ACE's Vision for the Future of Fitness in America

ACE's Vision for the Future of Fitness in AmericaThe American Council on Exercise has announced our vision for the future of the fitness industry and overall outlook for America’s focus on healthy living in 2011.

Among our latest efforts to inspire, motivate and encourage people to make physical activity an integral part of their everyday lives, we have identified 10 key objectives to help individuals from all walks of life and communities from coast to coast come together to take action in support of the nation’s goal to combat the obesity epidemic. Specifically, ACE is advocating greater collaboration with community leaders to develop and enhance exercise programs, encouraging neighbors to get more involved with each other and their communities, rallying with other industry partners to create greater public access to fitness resources and federal funding to help support fitness initiatives on a local level all across the country.

“While our organization has always remained dedicated to providing education and resources for ACE fitness professionals, our vision has evolved to address the needs of consumers and to encourage active lifestyles among people of all ages and all levels of fitness in every community,” said Scott Goudeseune, American Council on Exercise president and CEO. “It is important for everyone to begin looking at fitness through a new lens to accomplish our collective goal, and we encourage others to put fitness in focus at the local level so that we can together create more active and healthy communities.”

The following are ACE's 2011 key objectives to helping Americans begin to reach a collective goal of combatting the nation’s obesity epidemic:

1. Proactive involvement from local leaders: Communities across the country are rich with individuals that are leading activity-based programs. To have greater impact, they need the active support of local leaders to help promote their exercise-related programs and encourage the creation of new initiatives for their respective communities. ACE supports the Let’s Move Cities and Towns initiative and asks mayors and city leaders across the country to take an active and substantive role in addressing the health and fitness of their communities and support those individuals leading activity-based programs at the grassroots level.

2. Greater access and innovation in fitness: There is a need to generate new opportunities for the public to experience fitness in a new way and have greater access to fitness activities and facilities such as gyms, parks and recreation centers within their communities. Over the coming months, ACE will be leading the effort to introduce innovative solutions to address the issue of building communities and ensuring access for anyone who wants to be engaged in physical activity regardless of their financial or physical health status may be. To support this effort, it is also important to ensure and provide fundamental fitness education for those looking to lead activity-based community events.

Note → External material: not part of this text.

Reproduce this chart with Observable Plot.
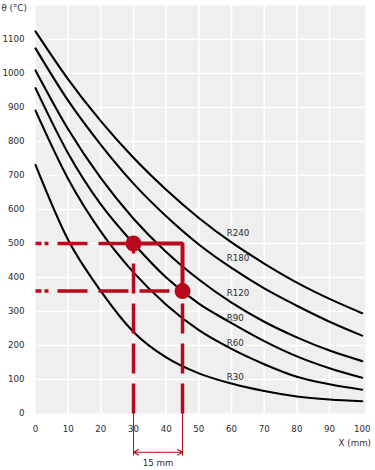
<!DOCTYPE html>
<html><head><meta charset="utf-8">
<script src="https://cdn.jsdelivr.net/npm/d3@7"></script>
<script src="https://cdn.jsdelivr.net/npm/@observablehq/plot@0.6"></script>
<style>html,body{margin:0;padding:0;background:#fff}#chart svg{display:block}</style>
</head><body><div id="chart"></div>
<script>
// distance from exposed face (mm)
const xs = [0, 10, 20, 30, 40, 50, 60, 70, 80, 90, 100];
// temperature (°C) for each fire resistance class
const R240 = [1124, 983, 860, 752, 658, 575, 503, 441, 385, 337, 295];
const R180 = [1074, 920, 790, 676, 580, 497, 428, 368, 317, 270, 229];
const R120 = [1009, 836, 692, 573, 475, 394, 326, 270, 224, 185, 154];
const R90  = [957, 765, 615, 500, 400, 323, 266, 213, 168, 133, 105];
const R60  = [891, 690, 535, 415, 320, 245, 190, 145, 108, 86, 70];
const R30  = [731, 510, 360, 240, 165, 118, 88, 66, 50, 41, 36];
const seriesNames = ["R240", "R180", "R120", "R90", "R60", "R30"];
const seriesValues = [R240, R180, R120, R90, R60, R30];
// curve label anchors (data units)
const labelX = 58.5;
const labelY = [529, 456, 353, 279, 206, 106];
// ticks
const xTicks = [0, 10, 20, 30, 40, 50, 60, 70, 80, 90, 100];
const yTicks = [0, 100, 200, 300, 400, 500, 600, 700, 800, 900, 1000, 1100];
// worked example points (mm, °C)
const pointX = [30, 45];
const pointY = [500, 360];
const spanLabel = "15 mm";
const yTitle = "θ (°C)";
const xTitle = "X (mm)";

const RED = "#b8091d";
const rows = seriesNames.flatMap((name, s) => xs.map((x, i) => ({series: name, x, v: seriesValues[s][i]})));
const pts = pointX.map((x, i) => ({x, y: pointY[i]}));
const connector = [
  {x: pointX[0], y: pointY[0]},
  {x: pointX[1], y: pointY[0]},
  {x: pointX[1], y: pointY[1]}
];
const dimY = -114, extY = -125, spanTextY = -147;
const midX = (pointX[0] + pointX[1]) / 2;

const chart = Plot.plot({
  width: 375,
  height: 470,
  marginLeft: 35,
  marginRight: 10,
  marginTop: 5,
  marginBottom: 57,
  style: {fontFamily: "'DejaVu Sans', sans-serif", fontSize: "8.7px", color: "#2b2b2b", background: "#fff"},
  x: {domain: [0, 101]},
  y: {domain: [0, 1200]},
  marks: [
    Plot.frame({fill: "#efefef", stroke: null}),
    Plot.gridX(xTicks.filter(v => v > 0 && v < 100), {stroke: "#fff", strokeOpacity: 1, strokeWidth: 1.6}),
    Plot.gridY(yTicks.filter(v => v > 0), {stroke: "#fff", strokeOpacity: 1, strokeWidth: 1.6}),
    Plot.axisX(xTicks, {tickSize: 0, tickPadding: 12, label: null, tickFormat: d => String(d)}),
    Plot.axisY(yTicks, {tickSize: 0, tickPadding: 11, label: null, tickFormat: d => String(d)}),
    Plot.line(rows, {x: "x", y: "v", z: "series", stroke: "#000", strokeWidth: 2.1, curve: "monotone-x"}),
    Plot.text(seriesNames, {x: () => labelX, y: (d, i) => labelY[i], text: d => d, textAnchor: "start", fill: "#2b2b2b"}),
    // dashed leaders to the y axis
    Plot.link(pts, {x1: () => 0, y1: "y", x2: "x", y2: "y", stroke: RED, strokeWidth: 3.5,
      strokeDasharray: "6,3,4,9,30,11,30,11,30,11,30,11,30,11,30,11"}),
    // dashed leaders down to the x axis
    Plot.link(pts, {x1: "x", y1: () => 0, x2: "x", y2: "y", stroke: RED, strokeWidth: 3.5, strokeDasharray: "30,10"}),
    // solid connector
    Plot.line(connector, {x: "x", y: "y", stroke: RED, strokeWidth: 4, strokeLinejoin: "miter"}),
    Plot.dot(pts, {x: "x", y: "y", r: 8, fill: RED, stroke: null}),
    // dimension
    Plot.ruleX(pointX, {y1: 0, y2: extY, stroke: RED, strokeWidth: 1}),
    Plot.arrow([0, 1], {x1: () => midX, y1: () => dimY, x2: i => pointX[i], y2: () => dimY, stroke: RED, strokeWidth: 1.2, headLength: 7}),
    Plot.text([spanLabel], {x: () => midX, y: () => spanTextY, text: d => d, fill: "#2b2b2b"}),
    Plot.text([yTitle], {frameAnchor: "top-left", dx: -34, dy: 3, textAnchor: "start", lineAnchor: "middle", text: d => d}),
    Plot.text([xTitle], {frameAnchor: "bottom-right", dx: 5.5, dy: 30, textAnchor: "end", lineAnchor: "middle", text: d => d})
  ]
});
document.getElementById("chart").appendChild(chart);
</script>
</body></html>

3. Federal funding that supports livable communities: Political figures and organizations with like-minded goals must work together to secure necessary funding to support livable communities—those which offer transportation alternatives such as walking trails and bike lanes. This development will lead not only to stronger, healthier and more engaged residents, but it will also offer a unique opportunity for local groups and communities to join together for a mutually beneficial cause.

4. Fitness in the workplace: Companies and organizations will recognize the need to continue bringing fitness and wellness resources to the workplace so that employees have the ability to maintain productivity and a healthy lifestyle. In addition, employers that are committed to making a difference should be rewarded for offering such fitness programs and benefits. ACE supports these wellness in the workplace initiatives and encourages corporate America to connect with professional fitness organizations to access credible and safe fitness resources for their employees.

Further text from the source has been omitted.